Dify matters because many teams quickly discover that raw model access is not the same thing as a usable AI product. The official site presents Dify as a leading agentic workflow builder that can develop, deploy, and manage autonomous agents and RAG pipelines, which puts it firmly in the category of application infrastructure rather than casual conversation tools.
It suits product teams, AI builders, developers, and internal platform owners who need to assemble prompts, retrieval, logic, and deployment into something other people can actually use. That makes it relevant for customer support assistants, knowledge workflows, internal copilots, and AI features that need to survive beyond the prototype stage.
What makes Dify worth attention is scope with structure. It is not only about calling a model. It is about managing the workflow around the model so that prompts, knowledge retrieval, response behavior, and deployment can be shaped into a real product path.

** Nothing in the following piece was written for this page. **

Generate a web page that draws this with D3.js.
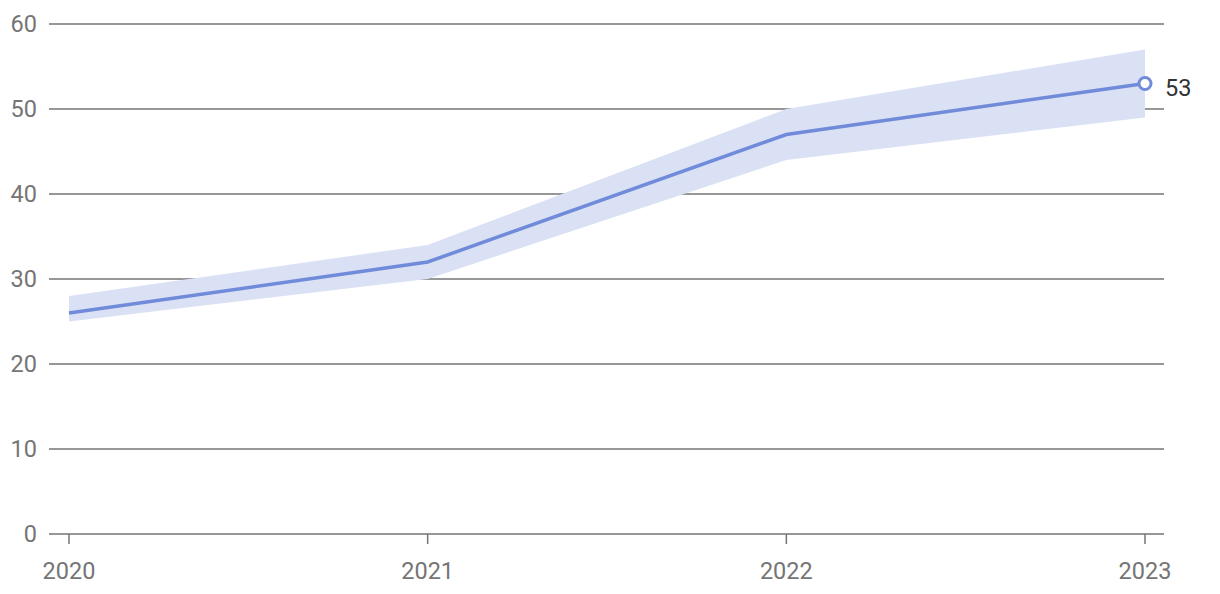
<!DOCTYPE html>
<html><head><meta charset="utf-8">
<script src="https://cdn.jsdelivr.net/npm/d3@7"></script>
<style>body{margin:0;background:#fff}svg{display:block}</style>
</head><body>
<svg id="c" width="1220" height="594"></svg>
<script>
const years = ["2020","2021","2022","2023"];
const values = [26, 32, 47, 53];
const upper = [28, 34, 50, 57];
const lower = [25, 30, 44, 49];
const yTicks = [0,10,20,30,40,50,60];

const svg = d3.select("#c");
const x = d3.scalePoint().domain(years).range([69, 1145]);
const y = d3.scaleLinear().domain([0,60]).range([534, 24]);
const font = "Roboto, sans-serif";
const grey = "#757575";
const fs = 23.5;

svg.append("g").selectAll("line").data(yTicks).join("line")
  .attr("x1", 49).attr("x2", 1164)
  .attr("y1", d=>y(d)).attr("y2", d=>y(d))
  .attr("stroke", grey).attr("stroke-width", 1.5);
svg.append("g").selectAll("text").data(yTicks).join("text")
  .attr("x", 37).attr("y", d=>y(d)).attr("dy","0.35em")
  .attr("text-anchor","end").attr("font-family",font).attr("font-size",fs)
  .attr("fill", grey).text(d=>d);

svg.append("g").selectAll("line").data(years).join("line")
  .attr("x1", d=>x(d)).attr("x2", d=>x(d))
  .attr("y1", 534).attr("y2", 544)
  .attr("stroke", grey).attr("stroke-width", 1.5);
svg.append("g").selectAll("text").data(years).join("text")
  .attr("x", d=>x(d)).attr("y", 579)
  .attr("text-anchor","middle").attr("font-family",font).attr("font-size",fs)
  .attr("fill", grey).text(d=>d);

const idx = years.map((d,i)=>i);
svg.append("path").datum(idx)
  .attr("d", d3.area().x(i=>x(years[i])).y0(i=>y(lower[i])).y1(i=>y(upper[i])))
  .attr("fill", "#dbe1f5");
svg.append("path").datum(idx)
  .attr("d", d3.line().x(i=>x(years[i])).y(i=>y(values[i])))
  .attr("fill","none").attr("stroke","#6f8bd9").attr("stroke-width",3.5);

const last = values.length-1;
svg.append("circle").attr("cx", x(years[last])).attr("cy", y(values[last]))
  .attr("r", 6).attr("fill","#fff").attr("stroke","#6f8bd9").attr("stroke-width",3);
svg.append("text").attr("x", x(years[last])+20).attr("y", y(values[last])+4).attr("dy","0.35em")
  .attr("font-family",font).attr("font-size",fs).attr("fill","#333").text(values[last]);
</script>
</body></html>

The tradeoff is that a workflow platform does not remove product complexity. Poor retrieval design, weak evaluation, messy prompts, and unclear task boundaries can still produce unreliable results. The practical expectation is that Dify helps teams organize AI delivery, not that it makes product thinking optional.
This site recommends Dify for teams that have already moved past the “try a model” phase and now need a way to build and manage AI applications systematically. If you care about repeatability, deployment, and workflow design, it is much more useful than a standalone chat page.